Meal Pairing Suggestions

The best part about chicken salad is its versatility. Here are a few ways to serve it up.

Serving Method Description
The Classic Sandwich On toasted sourdough or a buttery croissant.
Low-Carb Style In crisp butter lettuce cups or stuffed into an avocado.
The Quick Snack As a dip with your favorite crackers or veggie sticks.
A Full Meal A scoop on top of a bed of fresh greens.

Make-Ahead & Time-Saving Tips

Life is busy, I get it. You can easily prep this in stages.

The easiest shortcut is to use a store-bought rotisserie chicken. The flavor is fantastic, and it saves you the entire step of cooking and cooling.

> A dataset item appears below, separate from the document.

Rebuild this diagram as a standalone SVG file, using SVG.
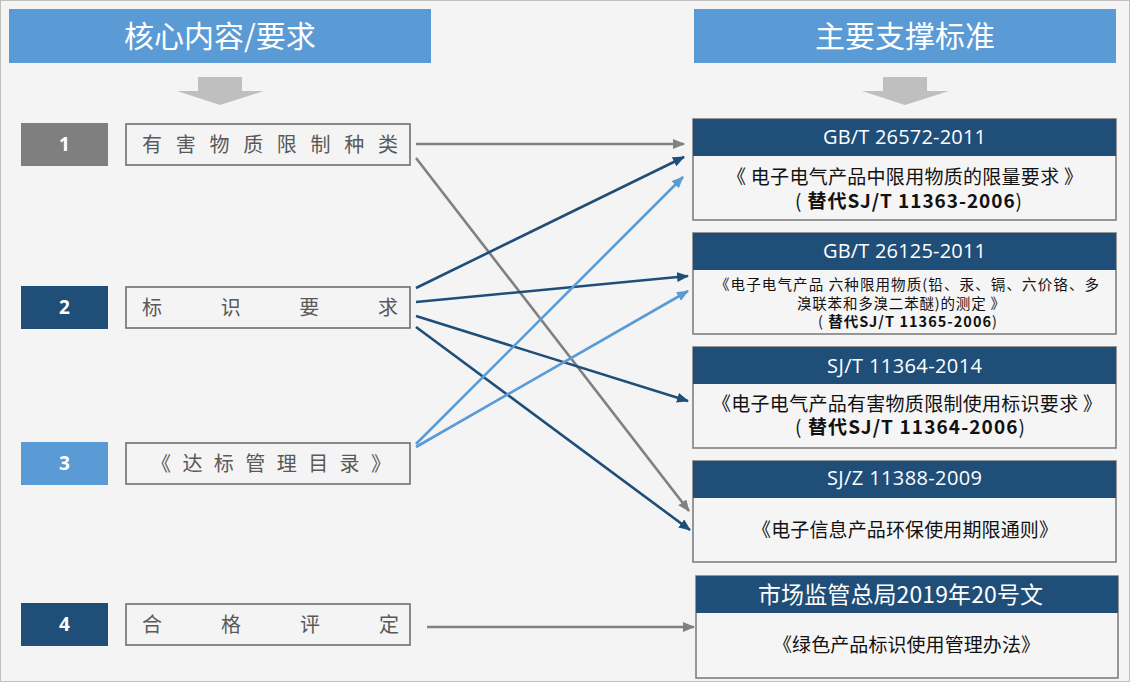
<svg xmlns="http://www.w3.org/2000/svg" width="1130" height="682" viewBox="0 0 1130 682">
<style>
.hdr{fill:#5b9bd5}
.hdrt{font-family:"Noto Sans CJK SC","Noto Sans",sans-serif;font-size:30px;fill:#fff;text-anchor:middle}
.num{font-family:"Open Sans","Noto Sans",sans-serif;font-size:19px;font-weight:700;fill:#fff;text-anchor:middle}
.lbl{fill:none;stroke:#6e6e6e;stroke-width:1.6}
.lblt{font-family:"Noto Sans CJK SC",sans-serif;font-size:20px;fill:#595959}
.sh{fill:#1f4e79}
.sb{fill:#f5f5f5;stroke:#7f7f7f;stroke-width:1.6}
.sht{font-family:"Open Sans","Noto Sans CJK SC",sans-serif;font-size:20px;fill:#fff}
.bt{font-family:"Noto Sans CJK SC",sans-serif;font-size:19px;fill:#111}
.bs{font-family:"Noto Sans CJK SC",sans-serif;font-size:14.5px;fill:#111}
.b{font-weight:700}
.c{fill:none;stroke-width:2.6}
.cg{stroke:#808080}
.cd{stroke:#1f4e79}
.cl{stroke:#5b9bd5}
</style>
<defs>
<marker id="ag" markerUnits="userSpaceOnUse" markerWidth="12" markerHeight="10" refX="11" refY="5" orient="auto"><path d="M0,0 L12,5 L0,10 Z" fill="#808080"/></marker>
<marker id="ad" markerUnits="userSpaceOnUse" markerWidth="12" markerHeight="10" refX="11" refY="5" orient="auto"><path d="M0,0 L12,5 L0,10 Z" fill="#1f4e79"/></marker>
<marker id="al" markerUnits="userSpaceOnUse" markerWidth="12" markerHeight="10" refX="11" refY="5" orient="auto"><path d="M0,0 L12,5 L0,10 Z" fill="#5b9bd5"/></marker>
</defs>
<rect x="0.5" y="0.5" width="1129" height="681" fill="#f4f4f4" stroke="#bfbfbf"/>

<g id="header-left">
<rect class="hdr" x="9" y="9" width="422" height="54"/>
<text class="hdrt" x="220" y="47">核心内容/要求</text>
<path d="M198,77 H242 V91 H264 L220,105 L177,91 H198 Z" fill="#bfbfbf"/>
</g>
<g id="header-right">
<rect class="hdr" x="694" y="9" width="422" height="54"/>
<text class="hdrt" x="905" y="47">主要支撑标准</text>
<path d="M883,77 H927 V91 H949 L905,105 L862,91 H883 Z" fill="#bfbfbf"/>
</g>

<g id="item1">
<rect x="21" y="123" width="87" height="43" fill="#7f7f7f"/>
<text class="num" x="64.5" y="151">1</text>
<rect class="lbl" x="126" y="124" width="284" height="41"/>
<text class="lblt" x="142" y="152" textLength="256" lengthAdjust="spacing">有害物质限制种类</text>
</g>
<g id="item2">
<rect x="21" y="286" width="87" height="43" fill="#1f4e79"/>
<text class="num" x="64.5" y="314">2</text>
<rect class="lbl" x="126" y="287" width="284" height="41"/>
<text class="lblt" x="142" y="315" textLength="256" lengthAdjust="spacing">标识要求</text>
</g>
<g id="item3">
<rect x="21" y="442" width="87" height="43" fill="#5b9bd5"/>
<text class="num" x="64.5" y="470">3</text>
<rect class="lbl" x="126" y="443" width="284" height="41"/>
<text class="lblt" x="151" y="471" textLength="240" lengthAdjust="spacing">《达标管理目录》</text>
</g>
<g id="item4">
<rect x="21" y="603" width="87" height="43" fill="#1f4e79"/>
<text class="num" x="64.5" y="631">4</text>
<rect class="lbl" x="126" y="604" width="284" height="41"/>
<text class="lblt" x="142" y="632" textLength="257" lengthAdjust="spacing">合格评定</text>
</g>

<g id="std1">
<rect class="sb" x="693" y="119" width="423" height="101"/>
<rect class="sh" x="693" y="119" width="423" height="37"/>
<text class="sht" x="143" y="144" dx="680" textLength="163" lengthAdjust="spacing">GB/T 26572-2011</text>
<text class="bt" x="727" y="184" textLength="356" lengthAdjust="spacing">《 电子电气产品中限用物质的限量要求 》</text>
<text class="bt" x="795" y="208" textLength="227" lengthAdjust="spacing">( <tspan class="b">替代SJ/T 11363-2006</tspan>)</text>
</g>
<g id="std2">
<rect class="sb" x="693" y="233" width="423" height="101"/>
<rect class="sh" x="693" y="233" width="423" height="37"/>
<text class="sht" x="823" y="258" textLength="163" lengthAdjust="spacing">GB/T 26125-2011</text>
<text class="bs" x="715" y="290" textLength="384" lengthAdjust="spacing">《电子电气产品 六种限用物质(铅、汞、镉、六价铬、多</text>
<text class="bs" x="797" y="309" textLength="208" lengthAdjust="spacing">溴联苯和多溴二苯醚)的测定 》</text>
<text class="bs" x="818" y="327" textLength="179" lengthAdjust="spacing">( <tspan class="b">替代SJ/T 11365-2006</tspan>)</text>
</g>
<g id="std3">
<rect class="sb" x="693" y="347" width="423" height="101"/>
<rect class="sh" x="693" y="347" width="423" height="37"/>
<text class="sht" x="827" y="373" textLength="155" lengthAdjust="spacing">SJ/T 11364-2014</text>
<text class="bt" x="712" y="411" textLength="390" lengthAdjust="spacing">《电子电气产品有害物质限制使用标识要求 》</text>
<text class="bt" x="795" y="434" textLength="230" lengthAdjust="spacing">( <tspan class="b">替代SJ/T 11364-2006</tspan>)</text>
</g>
<g id="std4">
<rect class="sb" x="693" y="461" width="423" height="101"/>
<rect class="sh" x="693" y="461" width="423" height="37"/>
<text class="sht" x="827" y="485" textLength="155" lengthAdjust="spacing">SJ/Z 11388-2009</text>
<text class="bt" x="752" y="537" textLength="306" lengthAdjust="spacing">《电子信息产品环保使用期限通则》</text>
</g>
<g id="std5">
<rect class="sb" x="696" y="576" width="422" height="102"/>
<rect class="sh" x="696" y="576" width="422" height="37"/>
<text class="sht" x="758" y="603" textLength="285" lengthAdjust="spacing" style="font-size:23px;font-family:'Noto Sans CJK SC',sans-serif">市场监管总局2019年20号文</text>
<text class="bt" x="773" y="652" textLength="267" lengthAdjust="spacing">《绿色产品标识使用管理办法》</text>
</g>

<g id="connectors">
<line class="c cg" x1="416" y1="144" x2="684" y2="144" marker-end="url(#ag)"/>
<line class="c cg" x1="416" y1="158" x2="689" y2="511" marker-end="url(#ag)"/>
<line class="c cd" x1="416" y1="288" x2="684" y2="157" marker-end="url(#ad)"/>
<line class="c cd" x1="416" y1="302" x2="688" y2="276" marker-end="url(#ad)"/>
<line class="c cd" x1="416" y1="316" x2="688" y2="401" marker-end="url(#ad)"/>
<line class="c cd" x1="416" y1="327" x2="690" y2="530" marker-end="url(#ad)"/>
<line class="c cl" x1="416" y1="444" x2="683" y2="177" marker-end="url(#al)"/>
<line class="c cl" x1="416" y1="447" x2="688" y2="291" marker-end="url(#al)"/>
<line class="c cg" x1="427" y1="627" x2="694" y2="627" marker-end="url(#ag)"/>
</g>
</svg>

You can also cook and shred your chicken up to 2 days in advance. Store it in an airtight container in the fridge. The celery and onion can also be chopped a day ahead. When you’re ready to eat, just mix it all together.

Leftovers and Storage

If you have any leftovers, spoon them into an airtight container and store them in the refrigerator.

It will stay fresh and delicious for up to 3-4 days. The celery might lose a little of its crunch by day four, but the flavor will still be excellent.

Frequently Asked Questions

Q1. My chicken salad seems a bit watery. What happened?

Ans: This usually happens for two reasons. Either the chicken wasn’t cooled completely, or the vegetables (especially celery) released some water. Make sure your chicken is cold, and you can gently pat your diced celery with a paper towel before adding it.

Q2. Can I use canned chicken for this recipe?

Ans: You can, but it will have a much softer texture. If you do, make sure to drain it extremely well. For the best flavor and texture, rotisserie or home-cooked chicken is the way to go.

Q3. I don’t like red onion. What can I use instead?

Ans: No problem! You can substitute finely chopped shallots for a milder flavor, or use the green parts of scallions for a fresh, gentle onion taste.

Q4. Is it okay to freeze chicken salad?

Ans: I strongly advise against it. Mayonnaise-based salads do not freeze well. The emulsion breaks when it thaws, and you’ll be left with a separated, oily texture. It’s best made fresh.

Wrapping Up

And there you have it. A straightforward, unbelievably delicious chicken salad that will become your new go-to recipe. It’s perfect for weekly meal prep, a last-minute lunch, or bringing to a gathering.

Say goodbye to boring, mushy salads forever.